*What the task requires*
Determine how many lines in the entries below include "this". The reply should be that number and nothing else.

Source code of charts
--- Begin ---
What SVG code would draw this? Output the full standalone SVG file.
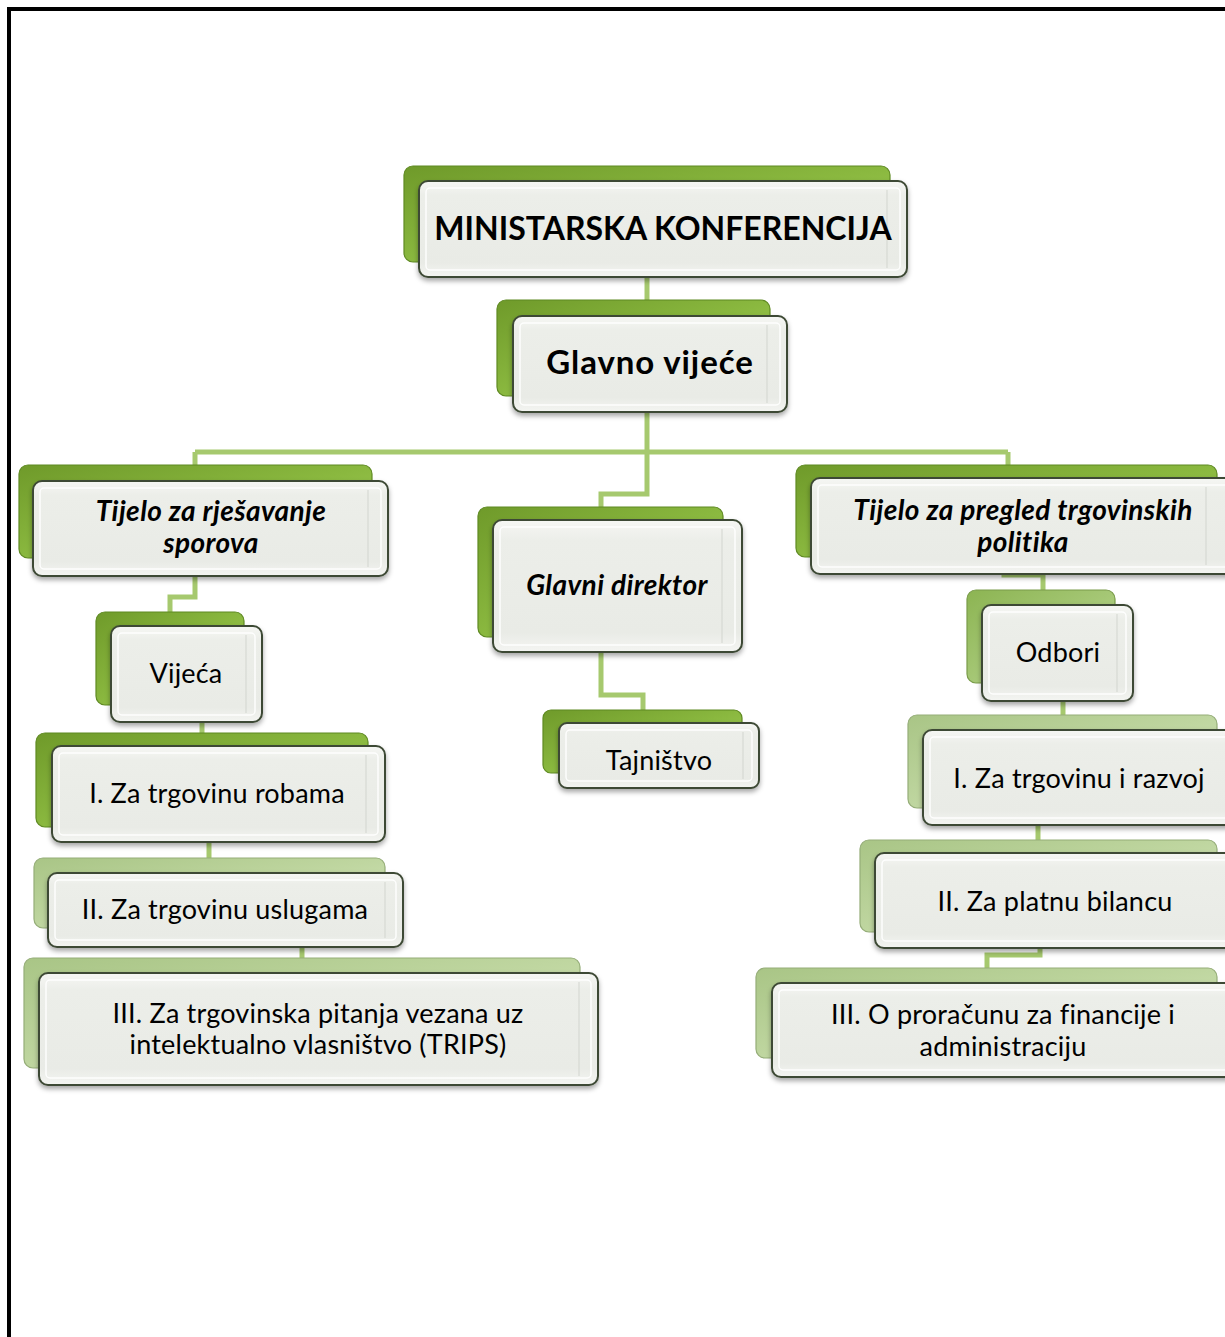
<svg xmlns="http://www.w3.org/2000/svg" width="1225" height="1337" viewBox="0 0 1225 1337">
<style>
.frame{fill:none;stroke:#000;stroke-width:4}
.conn{fill:none;stroke:#a6c96e;stroke-width:5;stroke-linejoin:miter}
.back{stroke-width:1.2}
.g1{fill:url(#gr1);stroke:#5f8a22}
.g2{fill:url(#gr2);stroke:#7a9c4a}
.g3{fill:url(#gr3);stroke:#95ad78}
.front{fill:url(#gf);stroke:#3e4a35;stroke-width:2;filter:url(#sh)}
.bevel{fill:none;stroke:#ffffff;stroke-opacity:0.9;stroke-width:1.5}
.bev2{fill:none;stroke:#d2d5cf;stroke-width:1}
.t{font-family:Lato,"Open Sans","Liberation Sans",sans-serif;fill:#000;text-anchor:middle}
.big{font-size:32px;font-weight:bold}
.gv{font-size:33px;font-weight:bold;letter-spacing:0.9px}
.bi{font-size:28px;font-weight:bold;font-style:italic;letter-spacing:0.4px}
.r{font-size:27px;letter-spacing:0.2px}
</style>
<defs>
<linearGradient id="gr1" x1="0" y1="0" x2="1" y2="1">
<stop offset="0" stop-color="#6f9a2a"/>
<stop offset="0.5" stop-color="#8ab83f"/>
<stop offset="1" stop-color="#a9d35e"/>
</linearGradient>
<linearGradient id="gr2" x1="0" y1="0" x2="1" y2="1">
<stop offset="0" stop-color="#8cb452"/>
<stop offset="0.5" stop-color="#a5c775"/>
<stop offset="1" stop-color="#c3df97"/>
</linearGradient>
<linearGradient id="gr3" x1="0" y1="0" x2="1" y2="1">
<stop offset="0" stop-color="#a9c586"/>
<stop offset="0.5" stop-color="#bfd6a0"/>
<stop offset="1" stop-color="#d6e8bf"/>
</linearGradient>
<linearGradient id="gf" x1="0" y1="0" x2="0" y2="1">
<stop offset="0" stop-color="#f6f7f4"/>
<stop offset="0.15" stop-color="#eceee9"/>
<stop offset="0.85" stop-color="#e9ebe6"/>
<stop offset="1" stop-color="#f4f5f2"/>
</linearGradient>
<filter id="sh" x="-10%" y="-10%" width="120%" height="130%">
<feDropShadow dx="0" dy="3" stdDeviation="2.5" flood-color="#000" flood-opacity="0.35"/>
</filter>
</defs>

<rect class="frame" x="9" y="9" width="1240" height="1360"/>

<g id="connectors">
<path class="conn" d="M647 277 V316"/>
<path class="conn" d="M647 412 V452"/>
<path class="conn" d="M195 452 H1008"/>
<path class="conn" d="M195 452 V466"/>
<path class="conn" d="M1008 452 V466"/>
<path class="conn" d="M647 452 V494 H601 V508"/>
<path class="conn" d="M195 576 V597 H170 V612"/>
<path class="conn" d="M202 722 V734"/>
<path class="conn" d="M209 842 V858"/>
<path class="conn" d="M302 947 V959"/>
<path class="conn" d="M601 652 V695 H643 V710"/>
<path class="conn" d="M1004 570 V575 H1043 V591"/>
<path class="conn" d="M1063 701 V716"/>
<path class="conn" d="M1038 825 V841"/>
<path class="conn" d="M1040 948 V955 H987 V969"/>
</g>

<g id="n-ministarska">
<rect class="back g1" x="404" y="166" width="486" height="96" rx="9"/>
<rect class="front" x="419" y="181" width="488" height="96" rx="9"/>
<rect class="bevel" x="426" y="188" width="474" height="82" rx="4"/>
<path class="bev2" d="M887 190 V268"/>
<text class="t big" x="663" y="240">MINISTARSKA KONFERENCIJA</text>
</g>

<g id="n-glavno-vijece">
<rect class="back g1" x="497" y="300" width="273" height="96" rx="9"/>
<rect class="front" x="513" y="316" width="274" height="96" rx="9"/>
<rect class="bevel" x="520" y="323" width="260" height="82" rx="4"/>
<path class="bev2" d="M767 325 V403"/>
<text class="t gv" x="650" y="374">Glavno vijeće</text>
</g>

<g id="n-rjesavanje">
<rect class="back g1" x="19" y="465" width="353" height="93" rx="9"/>
<rect class="front" x="33" y="481" width="355" height="95" rx="9"/>
<rect class="bevel" x="40" y="488" width="341" height="81" rx="4"/>
<path class="bev2" d="M368 490 V567"/>
<text class="t bi" x="211" y="521">Tijelo za rješavanje</text>
<text class="t bi" x="211" y="553">sporova</text>
</g>

<g id="n-glavni-direktor">
<rect class="back g1" x="478" y="507" width="245" height="130" rx="9"/>
<rect class="front" x="493" y="520" width="249" height="132" rx="9"/>
<rect class="bevel" x="500" y="527" width="235" height="118" rx="4"/>
<path class="bev2" d="M722 529 V643"/>
<text class="t bi" x="617" y="595">Glavni direktor</text>
</g>

<g id="n-pregled">
<rect class="back g1" x="796" y="465" width="421" height="92" rx="9"/>
<rect class="front" x="811" y="478" width="430" height="96" rx="9"/>
<rect class="bevel" x="818" y="485" width="416" height="82" rx="4"/>
<path class="bev2" d="M1206 487 V565"/>
<text class="t bi" x="1023" y="520">Tijelo za pregled trgovinskih</text>
<text class="t bi" x="1023" y="552">politika</text>
</g>

<g id="n-vijeca">
<rect class="back g1" x="96" y="612" width="148" height="93" rx="9"/>
<rect class="front" x="111" y="626" width="151" height="96" rx="9"/>
<rect class="bevel" x="118" y="633" width="137" height="82" rx="4"/>
<path class="bev2" d="M246 635 V713"/>
<text class="t r" x="186" y="683">Vijeća</text>
</g>

<g id="n-tajnistvo">
<rect class="back g1" x="543" y="710" width="199" height="63" rx="8"/>
<rect class="front" x="559" y="723" width="200" height="65" rx="8"/>
<rect class="bevel" x="566" y="730" width="186" height="51" rx="4"/>
<path class="bev2" d="M743 732 V779"/>
<text class="t r" x="659" y="770">Tajništvo</text>
</g>

<g id="n-odbori">
<rect class="back g2" x="967" y="590" width="148" height="93" rx="9"/>
<rect class="front" x="982" y="605" width="151" height="96" rx="9"/>
<rect class="bevel" x="989" y="612" width="137" height="82" rx="4"/>
<path class="bev2" d="M1117 614 V692"/>
<text class="t r" x="1058" y="662">Odbori</text>
</g>

<g id="n-robama">
<rect class="back g1" x="36" y="733" width="332" height="94" rx="9"/>
<rect class="front" x="52" y="746" width="333" height="96" rx="9"/>
<rect class="bevel" x="59" y="753" width="319" height="82" rx="4"/>
<path class="bev2" d="M366 755 V833"/>
<text class="t r" x="217" y="803">I. Za trgovinu robama</text>
</g>

<g id="n-razvoj">
<rect class="back g3" x="908" y="715" width="309" height="93" rx="9"/>
<rect class="front" x="923" y="730" width="318" height="95" rx="9"/>
<rect class="bevel" x="930" y="737" width="304" height="81" rx="4"/>
<text class="t r" x="1079" y="788">I. Za trgovinu i razvoj</text>
</g>

<g id="n-uslugama">
<rect class="back g3" x="34" y="858" width="351" height="70" rx="9"/>
<rect class="front" x="48" y="873" width="355" height="74" rx="9"/>
<rect class="bevel" x="55" y="880" width="341" height="60" rx="4"/>
<path class="bev2" d="M385 882 V938"/>
<text class="t r" x="225" y="919">II. Za trgovinu uslugama</text>
</g>

<g id="n-bilancu">
<rect class="back g3" x="860" y="840" width="357" height="92" rx="9"/>
<rect class="front" x="875" y="853" width="366" height="95" rx="9"/>
<rect class="bevel" x="882" y="860" width="352" height="81" rx="4"/>
<text class="t r" x="1055" y="911">II. Za platnu bilancu</text>
</g>

<g id="n-trips">
<rect class="back g3" x="24" y="958" width="556" height="110" rx="9"/>
<rect class="front" x="39" y="973" width="559" height="112" rx="9"/>
<rect class="bevel" x="46" y="980" width="545" height="98" rx="4"/>
<path class="bev2" d="M579 982 V1076"/>
<text class="t r" x="318" y="1023">III. Za trgovinska pitanja vezana uz</text>
<text class="t r" x="318" y="1054">intelektualno vlasništvo (TRIPS)</text>
</g>

<g id="n-proracun">
<rect class="back g3" x="756" y="968" width="461" height="90" rx="9"/>
<rect class="front" x="772" y="983" width="469" height="94" rx="9"/>
<rect class="bevel" x="779" y="990" width="455" height="80" rx="4"/>
<text class="t r" x="1003" y="1024">III. O proračunu za financije i</text>
<text class="t r" x="1003" y="1056">administraciju</text>
</g>
</svg>
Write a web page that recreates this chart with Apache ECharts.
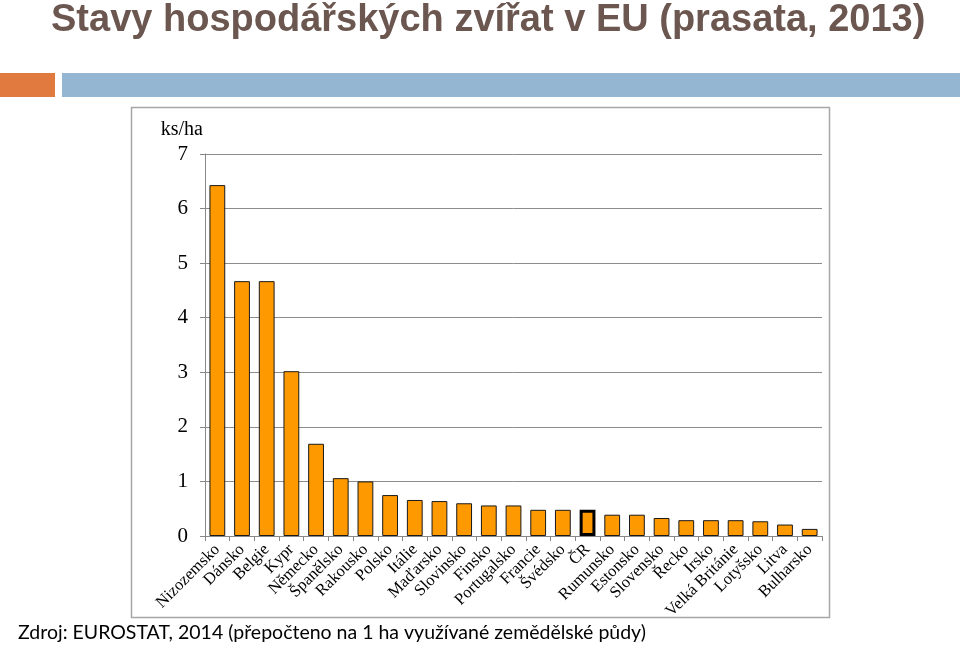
<!DOCTYPE html>
<html>
<head>
<meta charset="utf-8">
<script src="https://cdn.jsdelivr.net/npm/echarts@6/dist/echarts.min.js"></script>
<style>
  html, body { margin: 0; padding: 0; background: #fff; }
  #chart { width: 960px; height: 648px; }
</style>
</head>
<body>
<div id="chart"></div>
<script>
const countries = ["Nizozemsko", "Dánsko", "Belgie", "Kypr", "Německo", "Španělsko", "Rakousko", "Polsko", "Itálie", "Maďarsko", "Slovinsko", "Finsko", "Portugalsko", "Francie", "Švédsko", "ČR", "Rumunsko", "Estonsko", "Slovensko", "Řecko", "Irsko", "Velká Británie", "Lotyšsko", "Litva", "Bulharsko"];
const pigsPerHa = [6.43, 4.67, 4.67, 3.02, 1.69, 1.06, 1.0, 0.75, 0.66, 0.64, 0.6, 0.56, 0.56, 0.48, 0.48, 0.48, 0.39, 0.39, 0.33, 0.29, 0.29, 0.29, 0.27, 0.21, 0.13];
const highlight = "ČR";

const chart = echarts.init(document.querySelector("#chart"));

chart.setOption({
  animation: false,
  title: {
    text: "Stavy hospodářských zvířat v EU (prasata, 2013)",
    left: 46,
    top: -3,
    textStyle: { fontFamily: "Liberation Sans, sans-serif", fontSize: 38, fontWeight: "bold", color: "#6b5750" },
  },
  graphic: [
    { type: "rect", shape: { x: 0, y: 73, width: 55, height: 24 }, style: { fill: "#e07a3e" }, silent: true },
    { type: "rect", shape: { x: 62, y: 73, width: 898, height: 24 }, style: { fill: "#94b6d3" }, silent: true },
    { type: "rect", shape: { x: 131.5, y: 107.5, width: 698, height: 510 }, style: { fill: "none", stroke: "#a6a6a6", lineWidth: 1.5 }, silent: true, z: -1 },
    {
      type: "text",
      left: 18,
      top: 623,
      style: { text: "Zdroj: EUROSTAT, 2014 (přepočteno na 1 ha využívané zemědělské půdy)", font: "19.5px Lato, 'Noto Sans', sans-serif", fill: "#000" },
    },
  ],
  grid: { left: 205, right: 138, top: 154, bottom: 112 },
  xAxis: {
    type: "category",
    data: countries,
    axisLine: { lineStyle: { color: "#888" } },
    axisTick: { show: true, length: 5, lineStyle: { color: "#888" } },
    axisLabel: { interval: 0, rotate: 45, fontFamily: "Liberation Serif, serif", fontSize: 16.5, color: "#000", margin: 11 },
  },
  yAxis: {
    type: "value",
    min: 0,
    max: 7,
    interval: 1,
    name: "ks/ha",
    nameLocation: "end",
    nameGap: 14,
    nameTextStyle: { fontFamily: "Liberation Serif, serif", fontSize: 20, color: "#000", align: "right", padding: [0, 2, 0, 0] },
    axisLine: { show: true, lineStyle: { color: "#888" } },
    axisTick: { show: true, length: 5, lineStyle: { color: "#888" } },
    splitLine: { lineStyle: { color: "#8c8c8c" } },
    axisLabel: { fontFamily: "Liberation Serif, serif", fontSize: 21, color: "#000", margin: 17 },
  },
  series: [
    {
      type: "bar",
      barWidth: "64%",
      data: countries.map((name, i) => ({
        value: pigsPerHa[i],
        itemStyle: name === highlight ? { borderColor: "#000", borderWidth: 3 } : {},
      })),
      itemStyle: { color: "#ff9900", borderColor: "#1a1a1a", borderWidth: 1 },
    },
  ],
});
</script>
</body>
</html>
--- End ---
*The result*
2